A deal for Saddam: What might have been$90/bbl vs $135/bbl. Hmmm... doesn't sound like such a bad deal in retrospect.
Suppose that 5 years ago today, 19 March 2003, the Congress had voted to strike a deal with Saddam:
We'll buy all Iraq's oil for $90/bbl, starting immediately - 20 March 2003.
The going price was ~$30/bbl.
This proposal would have represented about a 200% mark-up over then-current market price.
Would Saddam have accepted the offer?
For a 200% mark-up over market, I'm betting, "yes".
We might even have been able to throw in a couple of provisions:
- Give U.N. weapons inspectors full access.
- Devote at least 1/3 of the $$ to improving infrastructure.
- Act bellicose towards Iran.
Iraq's pre-war production was about 2.5Mn bbl/day. Let's be generous and say it was 3Mn bbl/day.

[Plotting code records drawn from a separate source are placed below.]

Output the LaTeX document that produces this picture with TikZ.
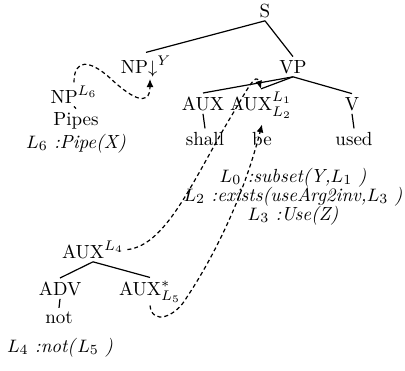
\documentclass[tikz,border=0pt]{standalone}
\usetikzlibrary{arrows.meta}
\begin{document}
\begin{tikzpicture}[x=0.5pt,y=-0.5pt,
  every node/.style={font=\fontsize{9.5}{11}\selectfont, inner sep=1.5pt, anchor=base},
  edge/.style={line width=0.6pt},
  link/.style={line width=0.6pt, dash pattern=on 2pt off 1.5pt, -{Latex[length=4pt,width=3.5pt]}}]
\useasboundingbox (0,0) rectangle (405,370);
% nodes
\node (S) at (265,17) {S};
\node (NPd) at (146,73) {NP$\downarrow^{Y}$};
\node (VP) at (293,73) {VP};
\node (NPL) at (74,103) {NP$^{L_6}$};
\node (Pipes) at (76,125) {Pipes};
\node (F6) at (76,148) {$L_6$ \textit{:Pipe(X)}};
\node (AUX) at (203,110) {AUX};
\node (AUXb) at (261,110) {AUX$^{L_1}_{L_2}$};
\node (V) at (352,110) {V};
\node (shall) at (205,145) {shall};
\node (be) at (262,145) {be};
\node (used) at (354,145) {used};
\node (F0) at (293,182) {$L_0$ \textit{:subset(Y,}$L_1$\ \textit{)}};
\node (F2) at (293,201) {$L_2$ \textit{:exists(useArg2inv,}$L_3$\ \textit{)}};
\node (F3) at (293,220) {$L_3$ \textit{:Use(Z)}};
\node (AUXc) at (93,258) {AUX$^{L_4}$};
\node (ADV) at (60,295) {ADV};
\node (AUXd) at (150,295) {AUX$^{*}_{L_5}$};
\node (not) at (59,323) {not};
\node (F4) at (60,352) {$L_4$ \textit{:not(}$L_5$\ \textit{)}};
% tree edges
\draw[edge] (S.south) -- (NPd.north);
\draw[edge] (S.south) -- (VP.north);
\draw[edge] (VP.south) -- (AUX.north);
\draw[edge] (VP.south) -- (AUXb.north);
\draw[edge] (VP.south) -- (V.north);
\draw[edge] (AUX.south) -- (shall.north);
\draw[edge] (V.south) -- (used.north);
\draw[edge] (NPL.south) -- (Pipes.north);
\draw[edge] (AUXc.south) -- (ADV.north);
\draw[edge] (AUXc.south) -- (AUXd.north);
\draw[edge] (ADV.south) -- (not.north);
% dashed links
\draw[link] (NPL.north) .. controls (74,58) and (90,60) .. (110,78)
  .. controls (128,95) and (150,110) .. ([xshift=2pt,yshift=-3pt]NPd.base);
\draw[link] (AUXc.east) .. controls (168,245) and (195,175) .. (235,110)
  .. controls (248,88) and (256,72) .. (AUXb.north);
\draw[link] (AUXd.south) .. controls (152,325) and (175,318) .. (187,297)
  .. controls (205,270) and (240,210) .. ([yshift=2pt]be.north);
\end{tikzpicture}
\end{document}
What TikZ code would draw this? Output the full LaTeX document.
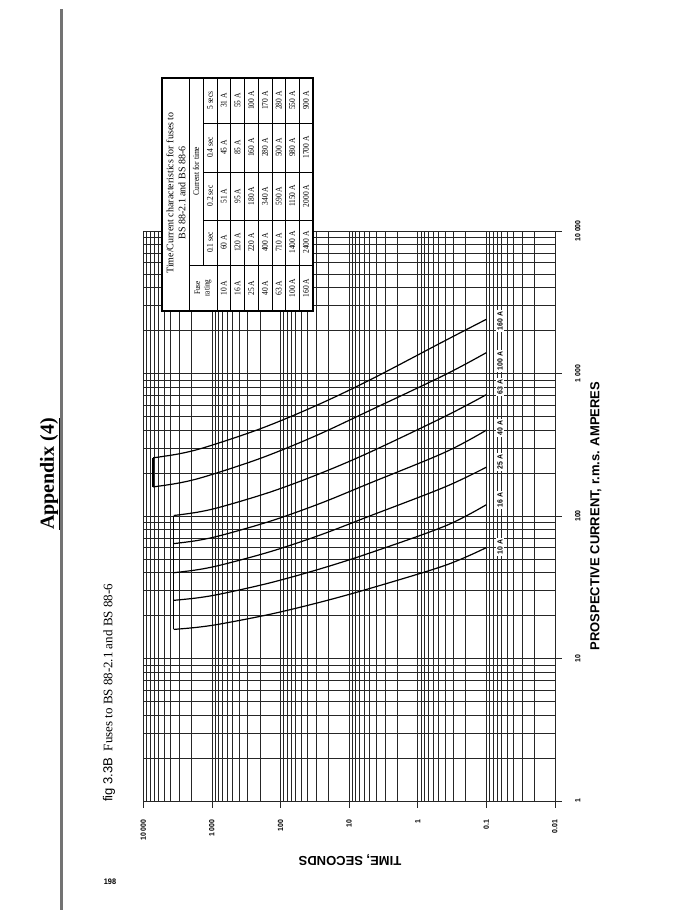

To date we would have paid (20 March 2003 - 19 March 2008):
$495,450,000,000.
What has the war cost to date?
$503,695,000,000
[as of about 10 p.m. MDT, Tues, 18 March 2008. Click link for current estimate.][Latest direct cost of the war - as of 21 June 2008? $530,322,349,849. If this post were updated today, 21 June 2008, the cost of the proposed deal would be $518,670,000,000... again, less than estimated direct cost of the war... and, again: we'd have the oil!]The $90/bbl deal would have cost about $8Bn dollars less than the war so far.
(... and war costs are accelerating!)
Saddam might have given us a big bear hug in return for our largesse.
AND: we'd have the oil! - paid for with U.S. taxpayer $$.
We could have simply GIVEN IT AWAY to Exxon-Mobil, or any other of W's oil-patch buds.
They'd have had to pay for shipping & handling, but paid $0 for the crude!
What might have been.
Sigh.
Stop the madness!
I'm seeing more and more blogs saying "stop the madness." I think you started something.